### Written instruction
Please write out the lines of the data exactly, beginning with the first and ending with the line containing "15: '16', 14: '28'"; leave the pictures behind.

### Material
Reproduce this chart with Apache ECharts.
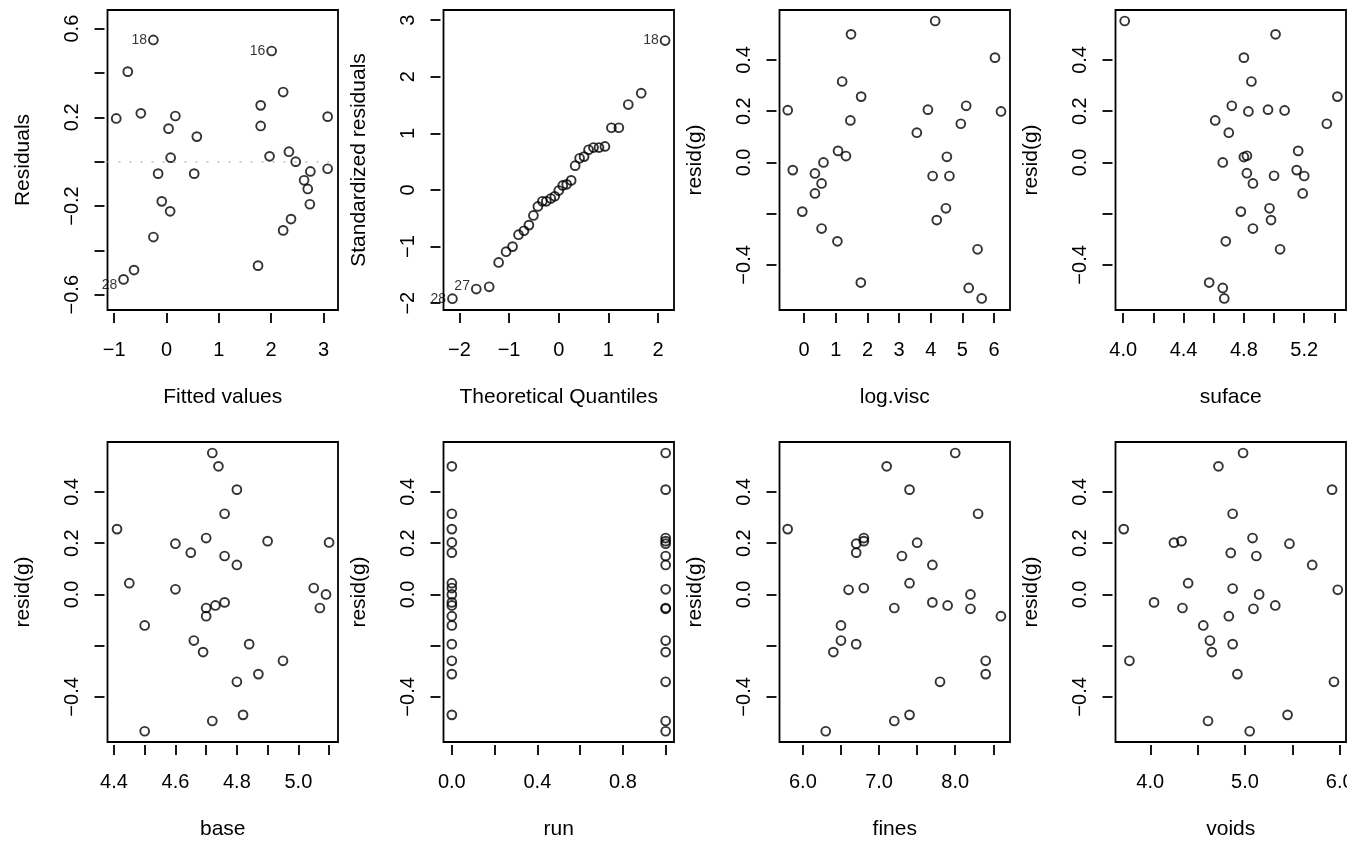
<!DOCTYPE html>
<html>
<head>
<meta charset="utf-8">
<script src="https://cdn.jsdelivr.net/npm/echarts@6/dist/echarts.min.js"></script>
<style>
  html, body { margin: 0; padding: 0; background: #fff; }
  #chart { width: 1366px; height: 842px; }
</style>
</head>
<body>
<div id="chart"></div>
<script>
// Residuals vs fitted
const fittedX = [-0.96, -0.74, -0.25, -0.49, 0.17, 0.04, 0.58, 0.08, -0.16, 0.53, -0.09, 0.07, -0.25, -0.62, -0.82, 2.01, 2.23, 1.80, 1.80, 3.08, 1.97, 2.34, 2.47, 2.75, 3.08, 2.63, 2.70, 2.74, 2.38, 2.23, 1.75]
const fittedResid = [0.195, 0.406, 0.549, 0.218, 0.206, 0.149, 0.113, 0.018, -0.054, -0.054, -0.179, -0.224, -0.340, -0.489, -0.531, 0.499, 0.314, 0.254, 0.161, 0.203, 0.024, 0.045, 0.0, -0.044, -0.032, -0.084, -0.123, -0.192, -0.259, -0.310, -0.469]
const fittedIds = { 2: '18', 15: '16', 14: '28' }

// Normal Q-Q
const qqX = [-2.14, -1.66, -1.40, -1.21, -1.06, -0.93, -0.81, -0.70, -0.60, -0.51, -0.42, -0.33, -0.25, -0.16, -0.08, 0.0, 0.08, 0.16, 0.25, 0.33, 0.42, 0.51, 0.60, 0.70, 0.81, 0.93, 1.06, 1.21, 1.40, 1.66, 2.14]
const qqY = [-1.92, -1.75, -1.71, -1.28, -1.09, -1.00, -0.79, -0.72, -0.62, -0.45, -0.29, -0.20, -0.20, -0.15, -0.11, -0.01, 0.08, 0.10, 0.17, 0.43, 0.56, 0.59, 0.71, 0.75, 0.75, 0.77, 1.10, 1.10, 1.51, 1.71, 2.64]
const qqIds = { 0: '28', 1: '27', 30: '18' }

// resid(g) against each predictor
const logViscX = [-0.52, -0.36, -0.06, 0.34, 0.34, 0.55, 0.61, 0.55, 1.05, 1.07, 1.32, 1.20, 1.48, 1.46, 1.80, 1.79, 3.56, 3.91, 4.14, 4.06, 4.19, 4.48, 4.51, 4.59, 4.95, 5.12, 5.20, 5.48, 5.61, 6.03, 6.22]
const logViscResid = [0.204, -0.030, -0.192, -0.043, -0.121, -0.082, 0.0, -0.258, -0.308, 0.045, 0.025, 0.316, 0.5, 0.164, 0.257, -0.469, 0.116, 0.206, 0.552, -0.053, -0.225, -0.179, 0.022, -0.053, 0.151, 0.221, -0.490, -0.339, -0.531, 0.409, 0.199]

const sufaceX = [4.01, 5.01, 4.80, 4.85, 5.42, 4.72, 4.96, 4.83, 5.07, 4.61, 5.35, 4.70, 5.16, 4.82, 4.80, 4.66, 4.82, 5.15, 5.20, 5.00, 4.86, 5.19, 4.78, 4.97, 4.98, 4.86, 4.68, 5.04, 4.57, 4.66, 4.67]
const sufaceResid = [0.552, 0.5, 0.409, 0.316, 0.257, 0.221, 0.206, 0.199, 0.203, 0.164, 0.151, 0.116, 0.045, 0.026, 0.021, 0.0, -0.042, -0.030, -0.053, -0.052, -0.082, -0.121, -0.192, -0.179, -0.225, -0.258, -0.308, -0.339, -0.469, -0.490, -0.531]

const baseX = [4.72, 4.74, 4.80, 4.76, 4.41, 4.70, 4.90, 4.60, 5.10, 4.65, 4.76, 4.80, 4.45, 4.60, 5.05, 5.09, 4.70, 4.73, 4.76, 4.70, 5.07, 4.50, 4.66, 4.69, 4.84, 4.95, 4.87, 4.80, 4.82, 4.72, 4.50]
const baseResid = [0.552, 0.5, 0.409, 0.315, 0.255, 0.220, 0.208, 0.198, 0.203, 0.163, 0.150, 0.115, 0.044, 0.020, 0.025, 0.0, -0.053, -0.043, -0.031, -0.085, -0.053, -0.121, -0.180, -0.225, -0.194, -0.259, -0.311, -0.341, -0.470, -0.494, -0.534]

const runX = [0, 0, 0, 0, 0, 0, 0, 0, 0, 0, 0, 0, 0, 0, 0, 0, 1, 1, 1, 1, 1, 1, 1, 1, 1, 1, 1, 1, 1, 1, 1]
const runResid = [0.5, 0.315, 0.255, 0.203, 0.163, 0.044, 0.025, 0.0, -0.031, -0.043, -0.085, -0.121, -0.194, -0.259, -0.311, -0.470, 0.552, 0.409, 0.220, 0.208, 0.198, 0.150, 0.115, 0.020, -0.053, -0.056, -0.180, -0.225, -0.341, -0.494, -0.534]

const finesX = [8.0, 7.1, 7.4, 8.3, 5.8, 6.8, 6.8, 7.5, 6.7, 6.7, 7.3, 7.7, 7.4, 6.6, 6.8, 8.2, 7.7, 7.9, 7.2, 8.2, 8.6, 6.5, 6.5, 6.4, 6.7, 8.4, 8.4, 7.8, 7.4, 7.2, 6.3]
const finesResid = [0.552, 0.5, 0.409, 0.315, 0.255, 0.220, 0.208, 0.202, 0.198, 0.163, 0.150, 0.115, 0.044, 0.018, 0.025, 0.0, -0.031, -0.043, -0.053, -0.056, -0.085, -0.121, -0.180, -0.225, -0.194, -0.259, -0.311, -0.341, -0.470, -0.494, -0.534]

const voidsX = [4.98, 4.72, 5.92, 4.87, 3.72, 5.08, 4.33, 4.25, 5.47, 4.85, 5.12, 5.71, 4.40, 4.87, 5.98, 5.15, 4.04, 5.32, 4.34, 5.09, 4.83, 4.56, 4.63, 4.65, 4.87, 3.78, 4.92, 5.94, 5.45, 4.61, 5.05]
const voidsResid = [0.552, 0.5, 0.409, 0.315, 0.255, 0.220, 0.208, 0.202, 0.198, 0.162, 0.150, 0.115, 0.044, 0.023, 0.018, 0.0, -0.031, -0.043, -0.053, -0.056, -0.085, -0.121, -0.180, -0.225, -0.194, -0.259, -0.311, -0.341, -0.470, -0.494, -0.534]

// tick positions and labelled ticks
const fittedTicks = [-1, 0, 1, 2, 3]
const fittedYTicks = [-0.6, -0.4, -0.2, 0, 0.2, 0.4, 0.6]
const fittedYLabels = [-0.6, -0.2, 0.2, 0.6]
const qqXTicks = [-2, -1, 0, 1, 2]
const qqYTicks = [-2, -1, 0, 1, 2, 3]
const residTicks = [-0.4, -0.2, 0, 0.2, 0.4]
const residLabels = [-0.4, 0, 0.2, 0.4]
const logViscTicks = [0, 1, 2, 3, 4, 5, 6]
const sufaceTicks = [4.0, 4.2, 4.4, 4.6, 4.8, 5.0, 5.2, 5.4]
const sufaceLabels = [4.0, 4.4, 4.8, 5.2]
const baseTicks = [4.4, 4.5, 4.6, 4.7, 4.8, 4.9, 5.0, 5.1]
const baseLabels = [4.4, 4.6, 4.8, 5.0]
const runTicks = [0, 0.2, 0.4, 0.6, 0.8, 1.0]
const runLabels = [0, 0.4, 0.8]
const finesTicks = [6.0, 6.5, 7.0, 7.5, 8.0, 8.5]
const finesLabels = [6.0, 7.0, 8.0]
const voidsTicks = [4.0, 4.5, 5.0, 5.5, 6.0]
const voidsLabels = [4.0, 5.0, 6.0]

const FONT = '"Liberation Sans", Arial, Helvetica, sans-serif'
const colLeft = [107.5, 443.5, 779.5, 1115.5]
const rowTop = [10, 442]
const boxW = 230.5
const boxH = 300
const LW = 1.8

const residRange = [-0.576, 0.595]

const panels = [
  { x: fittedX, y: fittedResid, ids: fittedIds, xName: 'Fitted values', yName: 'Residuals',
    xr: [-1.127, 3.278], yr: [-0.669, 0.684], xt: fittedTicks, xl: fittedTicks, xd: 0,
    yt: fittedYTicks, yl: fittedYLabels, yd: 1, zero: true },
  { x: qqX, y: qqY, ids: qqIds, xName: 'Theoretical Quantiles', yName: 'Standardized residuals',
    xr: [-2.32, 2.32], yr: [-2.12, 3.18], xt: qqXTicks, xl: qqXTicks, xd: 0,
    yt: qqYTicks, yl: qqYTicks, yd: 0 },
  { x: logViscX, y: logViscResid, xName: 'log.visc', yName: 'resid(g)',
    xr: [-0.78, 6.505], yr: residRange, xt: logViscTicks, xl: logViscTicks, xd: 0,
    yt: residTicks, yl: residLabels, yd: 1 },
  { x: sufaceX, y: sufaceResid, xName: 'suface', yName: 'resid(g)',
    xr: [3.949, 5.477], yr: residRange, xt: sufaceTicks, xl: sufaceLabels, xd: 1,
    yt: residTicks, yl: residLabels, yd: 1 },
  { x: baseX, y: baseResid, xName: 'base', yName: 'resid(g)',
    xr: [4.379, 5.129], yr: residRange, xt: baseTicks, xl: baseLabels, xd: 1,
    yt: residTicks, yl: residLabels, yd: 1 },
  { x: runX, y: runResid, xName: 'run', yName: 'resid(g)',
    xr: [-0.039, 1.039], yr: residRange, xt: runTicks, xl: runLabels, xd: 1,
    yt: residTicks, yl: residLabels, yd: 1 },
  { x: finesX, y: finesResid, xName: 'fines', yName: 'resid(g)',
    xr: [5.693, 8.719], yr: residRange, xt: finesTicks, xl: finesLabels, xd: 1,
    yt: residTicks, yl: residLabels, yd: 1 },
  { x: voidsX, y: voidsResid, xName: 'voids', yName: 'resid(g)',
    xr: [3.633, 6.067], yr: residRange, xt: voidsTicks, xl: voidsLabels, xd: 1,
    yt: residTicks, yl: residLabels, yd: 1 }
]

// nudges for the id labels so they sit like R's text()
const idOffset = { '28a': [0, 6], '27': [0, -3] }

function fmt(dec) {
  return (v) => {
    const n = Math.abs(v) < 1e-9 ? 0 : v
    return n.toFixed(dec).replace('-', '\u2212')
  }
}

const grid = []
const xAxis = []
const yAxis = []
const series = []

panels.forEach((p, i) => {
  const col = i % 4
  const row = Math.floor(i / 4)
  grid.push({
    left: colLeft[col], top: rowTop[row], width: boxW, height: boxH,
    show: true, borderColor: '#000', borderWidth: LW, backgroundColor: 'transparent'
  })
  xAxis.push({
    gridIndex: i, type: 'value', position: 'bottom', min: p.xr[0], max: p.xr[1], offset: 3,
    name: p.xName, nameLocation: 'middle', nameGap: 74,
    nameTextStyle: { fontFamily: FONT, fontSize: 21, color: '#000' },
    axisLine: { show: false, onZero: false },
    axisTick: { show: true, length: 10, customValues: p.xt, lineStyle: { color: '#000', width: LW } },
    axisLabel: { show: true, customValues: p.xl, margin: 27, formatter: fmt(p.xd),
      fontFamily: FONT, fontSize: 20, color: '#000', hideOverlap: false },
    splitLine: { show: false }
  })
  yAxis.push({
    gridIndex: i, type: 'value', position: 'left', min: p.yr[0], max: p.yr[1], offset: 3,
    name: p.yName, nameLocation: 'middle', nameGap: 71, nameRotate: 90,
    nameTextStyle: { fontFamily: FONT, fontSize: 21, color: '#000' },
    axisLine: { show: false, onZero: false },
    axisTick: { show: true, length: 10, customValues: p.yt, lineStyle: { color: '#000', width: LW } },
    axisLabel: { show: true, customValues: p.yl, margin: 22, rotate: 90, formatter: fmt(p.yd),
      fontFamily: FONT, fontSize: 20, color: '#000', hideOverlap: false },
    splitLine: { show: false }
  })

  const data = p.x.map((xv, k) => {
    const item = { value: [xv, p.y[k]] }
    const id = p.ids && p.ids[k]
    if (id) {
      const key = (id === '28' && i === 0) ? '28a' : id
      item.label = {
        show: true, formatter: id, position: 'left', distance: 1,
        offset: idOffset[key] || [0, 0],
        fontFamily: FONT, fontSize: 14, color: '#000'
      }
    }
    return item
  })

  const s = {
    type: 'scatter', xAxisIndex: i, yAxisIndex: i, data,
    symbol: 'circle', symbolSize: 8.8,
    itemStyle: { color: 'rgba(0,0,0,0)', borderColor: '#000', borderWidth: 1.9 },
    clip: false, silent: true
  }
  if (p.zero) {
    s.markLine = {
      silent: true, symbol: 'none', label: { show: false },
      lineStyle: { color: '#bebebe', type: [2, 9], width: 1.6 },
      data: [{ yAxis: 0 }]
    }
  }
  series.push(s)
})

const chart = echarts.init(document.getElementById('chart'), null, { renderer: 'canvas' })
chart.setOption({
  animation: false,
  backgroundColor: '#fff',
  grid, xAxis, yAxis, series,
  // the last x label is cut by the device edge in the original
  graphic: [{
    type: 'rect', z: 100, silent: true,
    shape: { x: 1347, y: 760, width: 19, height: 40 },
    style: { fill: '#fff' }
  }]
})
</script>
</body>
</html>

### Solved problem
Reproduce this chart with Apache ECharts.
<!DOCTYPE html>
<html>
<head>
<meta charset="utf-8">
<script src="https://cdn.jsdelivr.net/npm/echarts@6/dist/echarts.min.js"></script>
<style>
  html, body { margin: 0; padding: 0; background: #fff; }
  #chart { width: 1366px; height: 842px; }
</style>
</head>
<body>
<div id="chart"></div>
<script>
// Residuals vs fitted
const fittedX = [-0.96, -0.74, -0.25, -0.49, 0.17, 0.04, 0.58, 0.08, -0.16, 0.53, -0.09, 0.07, -0.25, -0.62, -0.82, 2.01, 2.23, 1.80, 1.80, 3.08, 1.97, 2.34, 2.47, 2.75, 3.08, 2.63, 2.70, 2.74, 2.38, 2.23, 1.75]
const fittedResid = [0.195, 0.406, 0.549, 0.218, 0.206, 0.149, 0.113, 0.018, -0.054, -0.054, -0.179, -0.224, -0.340, -0.489, -0.531, 0.499, 0.314, 0.254, 0.161, 0.203, 0.024, 0.045, 0.0, -0.044, -0.032, -0.084, -0.123, -0.192, -0.259, -0.310, -0.469]
const fittedIds = { 2: '18', 15: '16', 14: '28' }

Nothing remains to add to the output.